Provided data:
※ ※ ※
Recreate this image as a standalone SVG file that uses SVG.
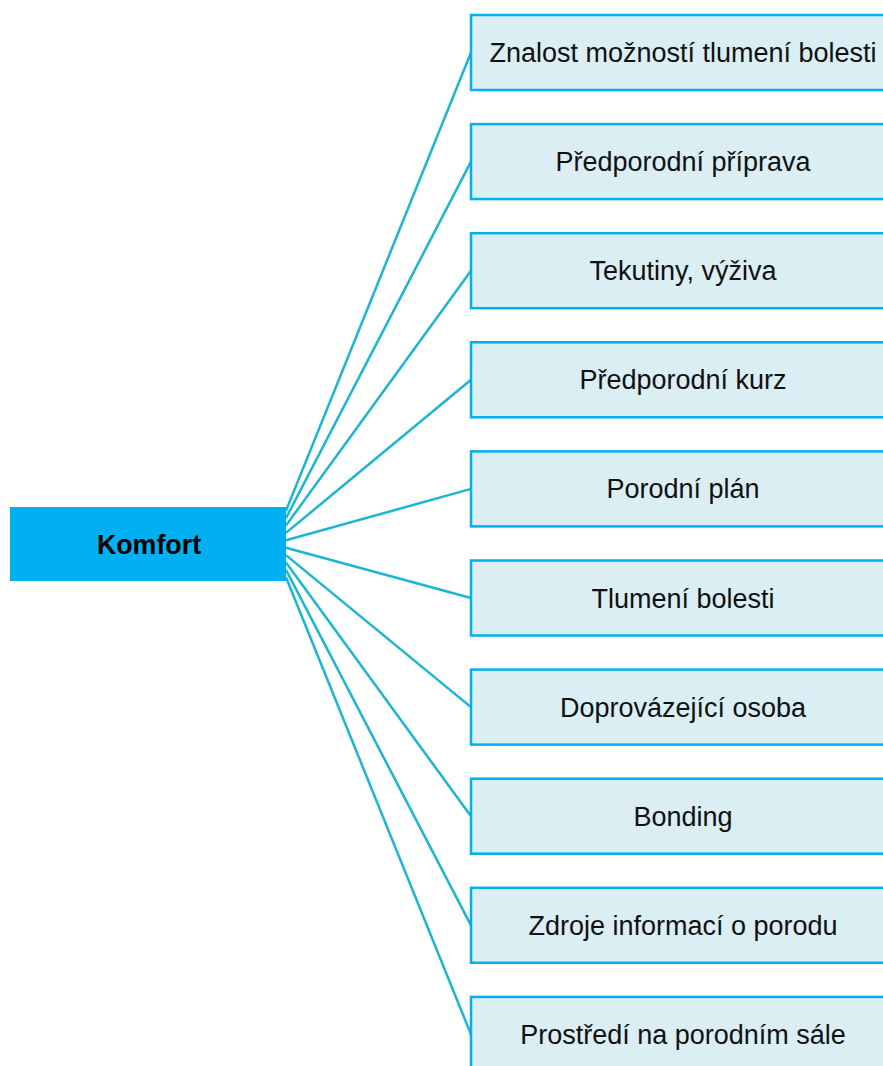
<svg xmlns="http://www.w3.org/2000/svg" width="883" height="1066" viewBox="0 0 883 1066">
<style>
.c{stroke:#1AB6D2;stroke-width:2.5;fill:none}
.b{fill:#DAEEF3;stroke:#00B0F0;stroke-width:2.5}
.t{font-family:"Liberation Sans",Arial,sans-serif;font-size:27px;fill:#111;text-anchor:middle}
.r{fill:#00B0F0}
.rt{font-family:"Liberation Sans",Arial,sans-serif;font-size:26.8px;font-weight:bold;fill:#000;text-anchor:middle}
</style>
<rect width="883" height="1066" fill="#fff"/>
<g id="connectors">
<line class="c" x1="286" y1="510.7" x2="471" y2="52.5"/>
<line class="c" x1="286" y1="518.1" x2="471" y2="161.6"/>
<line class="c" x1="286" y1="525.5" x2="471" y2="270.7"/>
<line class="c" x1="286" y1="532.9" x2="471" y2="379.8"/>
<line class="c" x1="286" y1="540.3" x2="471" y2="488.9"/>
<line class="c" x1="286" y1="547.7" x2="471" y2="598"/>
<line class="c" x1="286" y1="555.1" x2="471" y2="707.1"/>
<line class="c" x1="286" y1="562.5" x2="471" y2="816.2"/>
<line class="c" x1="286" y1="569.9" x2="471" y2="925.3"/>
<line class="c" x1="286" y1="577.3" x2="471" y2="1034.4"/>
</g>
<g id="komfort">
<rect class="r" x="10" y="507" width="276" height="74"/>
<text class="rt" x="149" y="553.5">Komfort</text>
</g>
<g id="n1"><rect class="b" x="471" y="15" width="424" height="75"/><text class="t" x="683" y="62">Znalost možností tlumení bolesti</text></g>
<g id="n2"><rect class="b" x="471" y="124.1" width="424" height="75"/><text class="t" x="683" y="171.1">Předporodní příprava</text></g>
<g id="n3"><rect class="b" x="471" y="233.2" width="424" height="75"/><text class="t" x="683" y="280.2">Tekutiny, výživa</text></g>
<g id="n4"><rect class="b" x="471" y="342.3" width="424" height="75"/><text class="t" x="683" y="389.3">Předporodní kurz</text></g>
<g id="n5"><rect class="b" x="471" y="451.4" width="424" height="75"/><text class="t" x="683" y="498.4">Porodní plán</text></g>
<g id="n6"><rect class="b" x="471" y="560.5" width="424" height="75"/><text class="t" x="683" y="607.5">Tlumení bolesti</text></g>
<g id="n7"><rect class="b" x="471" y="669.6" width="424" height="75"/><text class="t" x="683" y="716.6">Doprovázející osoba</text></g>
<g id="n8"><rect class="b" x="471" y="778.7" width="424" height="75"/><text class="t" x="683" y="825.7">Bonding</text></g>
<g id="n9"><rect class="b" x="471" y="887.8" width="424" height="75"/><text class="t" x="683" y="934.8">Zdroje informací o porodu</text></g>
<g id="n10"><rect class="b" x="471" y="996.9" width="424" height="75"/><text class="t" x="683" y="1043.9">Prostředí na porodním sále</text></g>
</svg>
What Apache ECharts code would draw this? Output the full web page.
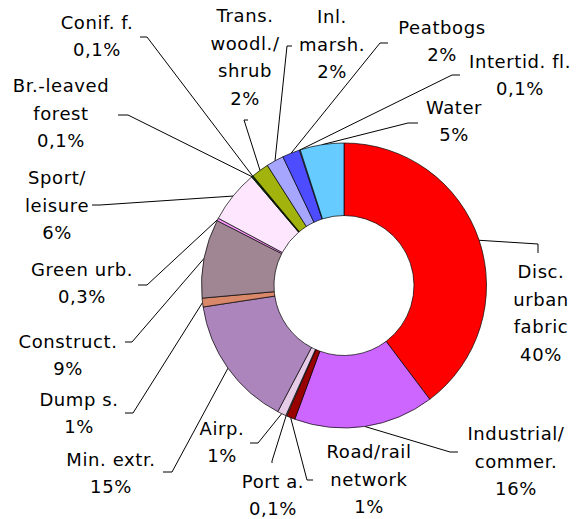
<!DOCTYPE html>
<html>
<head>
<meta charset="utf-8">
<script src="https://cdn.jsdelivr.net/npm/echarts@6/dist/echarts.min.js"></script>
<style>
  html, body { margin: 0; padding: 0; background: #fff; }
  #chart { width: 583px; height: 519px; }
  #chart text { letter-spacing: 0.6px; }
</style>
</head>
<body>
<div id="chart"></div>
<script>
// ---- data ----
const categories = [
  'Disc.\nurban\nfabric', 'Industrial/\ncommer.', 'Road/rail\nnetwork', 'Port a.', 'Airp.',
  'Min. extr.', 'Dump s.', 'Construct.', 'Green urb.', 'Sport/\nleisure',
  'Br.-leaved\nforest', 'Conif. f.', 'Trans.\nwoodl./\nshrub', 'Inl.\nmarsh.', 'Peatbogs',
  'Intertid. fl.', 'Water'
];
const values = [40, 16, 1, 0.1, 1, 15, 1, 9, 0.3, 6, 0.1, 0.1, 2, 2, 2, 0.1, 5];

// ---- styles / layout ----
const colors = [
  '#FF0000', '#CC66FF', '#990000', '#E6CCCC', '#E6CCE6',
  '#AD85BD', '#D9896A', '#A08592', '#FF99FF', '#FFE6FF',
  '#008000', '#004D00', '#A3B30D', '#A6A6FF', '#4D4DFF',
  '#A6A6E6', '#66CCFF'
];
// label block centres
const labelPos = [
  [541, 313], [516, 461], [369, 479], [273, 495], [222, 442],
  [111, 473], [79, 413], [68, 355], [82, 283], [57, 205],
  [61, 113], [97, 36], [245, 57], [332, 44], [442, 41],
  [520, 75], [454, 121]
];
// label line bend point and end point
const lineEnds = [
  [538, 244, 538, 253], [450, 452, 458, 452], [307, 480, 313, 480], [272, 461, 272, 463], [258, 443, 250, 443],
  [172, 472, 163, 472], [133, 413, 125, 413], [132, 342, 125, 342], [147, 285, 138, 285], [100, 205, 92, 205],
  [128, 115, 118, 115], [147, 37, 140, 37], [244, 120, 248, 120], [287, 46, 292, 46], [380, 43, 388, 43],
  [452, 75, 460, 75], [408, 123, 418, 123]
];

function pct(v) { return String(v).replace('.', ',') + '%'; }

const chart = echarts.init(document.getElementById('chart'), null, { renderer: 'svg' });
chart.setOption({
  backgroundColor: '#ffffff',
  animation: false,
  series: [{
    type: 'pie',
    center: [344, 285.5],
    radius: [70, 142.5],
    startAngle: 90,
    clockwise: true,
    avoidLabelOverlap: false,
    silent: true,
    data: categories.map((c, i) => ({ name: c, value: values[i], itemStyle: { color: colors[i] } })),
    itemStyle: { borderColor: '#000', borderWidth: 0.7 },
    label: {
      show: true,
      position: 'outside',
      formatter: (p) => p.name + '\n' + pct(p.value),
      fontFamily: 'DejaVu Sans',
      fontSize: 18,
      lineHeight: 27.5,
      color: '#000',
      align: 'center'
    },
    labelLine: { show: true, smooth: false, lineStyle: { color: '#000', width: 1 } },
    labelLayout: function (params) {
      const i = params.dataIndex;
      const p0 = params.labelLinePoints ? params.labelLinePoints[0] : [labelPos[i][0], labelPos[i][1]];
      const e = lineEnds[i];
      return {
        x: labelPos[i][0],
        y: labelPos[i][1],
        align: 'center',
        verticalAlign: 'middle',
        labelLinePoints: [p0, [e[0], e[1]], [e[2], e[3]]]
      };
    },
    emphasis: { disabled: true }
  }]
});
</script>
</body>
</html>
※ ※ ※
Given instruction:
Reproduce every line above as written, skipping pictures.

The reply:
Recreate this image as a standalone SVG file that uses SVG.
<svg xmlns="http://www.w3.org/2000/svg" width="883" height="1066" viewBox="0 0 883 1066">
<style>
.c{stroke:#1AB6D2;stroke-width:2.5;fill:none}
.b{fill:#DAEEF3;stroke:#00B0F0;stroke-width:2.5}
.t{font-family:"Liberation Sans",Arial,sans-serif;font-size:27px;fill:#111;text-anchor:middle}
.r{fill:#00B0F0}
.rt{font-family:"Liberation Sans",Arial,sans-serif;font-size:26.8px;font-weight:bold;fill:#000;text-anchor:middle}
</style>
<rect width="883" height="1066" fill="#fff"/>
<g id="connectors">
<line class="c" x1="286" y1="510.7" x2="471" y2="52.5"/>
<line class="c" x1="286" y1="518.1" x2="471" y2="161.6"/>
<line class="c" x1="286" y1="525.5" x2="471" y2="270.7"/>
<line class="c" x1="286" y1="532.9" x2="471" y2="379.8"/>
<line class="c" x1="286" y1="540.3" x2="471" y2="488.9"/>
<line class="c" x1="286" y1="547.7" x2="471" y2="598"/>
<line class="c" x1="286" y1="555.1" x2="471" y2="707.1"/>
<line class="c" x1="286" y1="562.5" x2="471" y2="816.2"/>
<line class="c" x1="286" y1="569.9" x2="471" y2="925.3"/>
<line class="c" x1="286" y1="577.3" x2="471" y2="1034.4"/>
</g>
<g id="komfort">
<rect class="r" x="10" y="507" width="276" height="74"/>
<text class="rt" x="149" y="553.5">Komfort</text>
</g>
<g id="n1"><rect class="b" x="471" y="15" width="424" height="75"/><text class="t" x="683" y="62">Znalost možností tlumení bolesti</text></g>
<g id="n2"><rect class="b" x="471" y="124.1" width="424" height="75"/><text class="t" x="683" y="171.1">Předporodní příprava</text></g>
<g id="n3"><rect class="b" x="471" y="233.2" width="424" height="75"/><text class="t" x="683" y="280.2">Tekutiny, výživa</text></g>
<g id="n4"><rect class="b" x="471" y="342.3" width="424" height="75"/><text class="t" x="683" y="389.3">Předporodní kurz</text></g>
<g id="n5"><rect class="b" x="471" y="451.4" width="424" height="75"/><text class="t" x="683" y="498.4">Porodní plán</text></g>
<g id="n6"><rect class="b" x="471" y="560.5" width="424" height="75"/><text class="t" x="683" y="607.5">Tlumení bolesti</text></g>
<g id="n7"><rect class="b" x="471" y="669.6" width="424" height="75"/><text class="t" x="683" y="716.6">Doprovázející osoba</text></g>
<g id="n8"><rect class="b" x="471" y="778.7" width="424" height="75"/><text class="t" x="683" y="825.7">Bonding</text></g>
<g id="n9"><rect class="b" x="471" y="887.8" width="424" height="75"/><text class="t" x="683" y="934.8">Zdroje informací o porodu</text></g>
<g id="n10"><rect class="b" x="471" y="996.9" width="424" height="75"/><text class="t" x="683" y="1043.9">Prostředí na porodním sále</text></g>
</svg>
What Apache ECharts code would draw this? Output the full web page.
<!DOCTYPE html>
<html>
<head>
<meta charset="utf-8">
<script src="https://cdn.jsdelivr.net/npm/echarts@6/dist/echarts.min.js"></script>
<style>
  html, body { margin: 0; padding: 0; background: #fff; }
  #chart { width: 583px; height: 519px; }
  #chart text { letter-spacing: 0.6px; }
</style>
</head>
<body>
<div id="chart"></div>
<script>
// ---- data ----
const categories = [
  'Disc.\nurban\nfabric', 'Industrial/\ncommer.', 'Road/rail\nnetwork', 'Port a.', 'Airp.',
  'Min. extr.', 'Dump s.', 'Construct.', 'Green urb.', 'Sport/\nleisure',
  'Br.-leaved\nforest', 'Conif. f.', 'Trans.\nwoodl./\nshrub', 'Inl.\nmarsh.', 'Peatbogs',
  'Intertid. fl.', 'Water'
];
const values = [40, 16, 1, 0.1, 1, 15, 1, 9, 0.3, 6, 0.1, 0.1, 2, 2, 2, 0.1, 5];

// ---- styles / layout ----
const colors = [
  '#FF0000', '#CC66FF', '#990000', '#E6CCCC', '#E6CCE6',
  '#AD85BD', '#D9896A', '#A08592', '#FF99FF', '#FFE6FF',
  '#008000', '#004D00', '#A3B30D', '#A6A6FF', '#4D4DFF',
  '#A6A6E6', '#66CCFF'
];
// label block centres
const labelPos = [
  [541, 313], [516, 461], [369, 479], [273, 495], [222, 442],
  [111, 473], [79, 413], [68, 355], [82, 283], [57, 205],
  [61, 113], [97, 36], [245, 57], [332, 44], [442, 41],
  [520, 75], [454, 121]
];
// label line bend point and end point
const lineEnds = [
  [538, 244, 538, 253], [450, 452, 458, 452], [307, 480, 313, 480], [272, 461, 272, 463], [258, 443, 250, 443],
  [172, 472, 163, 472], [133, 413, 125, 413], [132, 342, 125, 342], [147, 285, 138, 285], [100, 205, 92, 205],
  [128, 115, 118, 115], [147, 37, 140, 37], [244, 120, 248, 120], [287, 46, 292, 46], [380, 43, 388, 43],
  [452, 75, 460, 75], [408, 123, 418, 123]
];

function pct(v) { return String(v).replace('.', ',') + '%'; }

const chart = echarts.init(document.getElementById('chart'), null, { renderer: 'svg' });
chart.setOption({
  backgroundColor: '#ffffff',
  animation: false,
  series: [{
    type: 'pie',
    center: [344, 285.5],
    radius: [70, 142.5],
    startAngle: 90,
    clockwise: true,
    avoidLabelOverlap: false,
    silent: true,
    data: categories.map((c, i) => ({ name: c, value: values[i], itemStyle: { color: colors[i] } })),
    itemStyle: { borderColor: '#000', borderWidth: 0.7 },
    label: {
      show: true,
      position: 'outside',
      formatter: (p) => p.name + '\n' + pct(p.value),
      fontFamily: 'DejaVu Sans',
      fontSize: 18,
      lineHeight: 27.5,
      color: '#000',
      align: 'center'
    },
    labelLine: { show: true, smooth: false, lineStyle: { color: '#000', width: 1 } },
    labelLayout: function (params) {
      const i = params.dataIndex;
      const p0 = params.labelLinePoints ? params.labelLinePoints[0] : [labelPos[i][0], labelPos[i][1]];
      const e = lineEnds[i];
      return {
        x: labelPos[i][0],
        y: labelPos[i][1],
        align: 'center',
        verticalAlign: 'middle',
        labelLinePoints: [p0, [e[0], e[1]], [e[2], e[3]]]
      };
    },
    emphasis: { disabled: true }
  }]
});
</script>
</body>
</html>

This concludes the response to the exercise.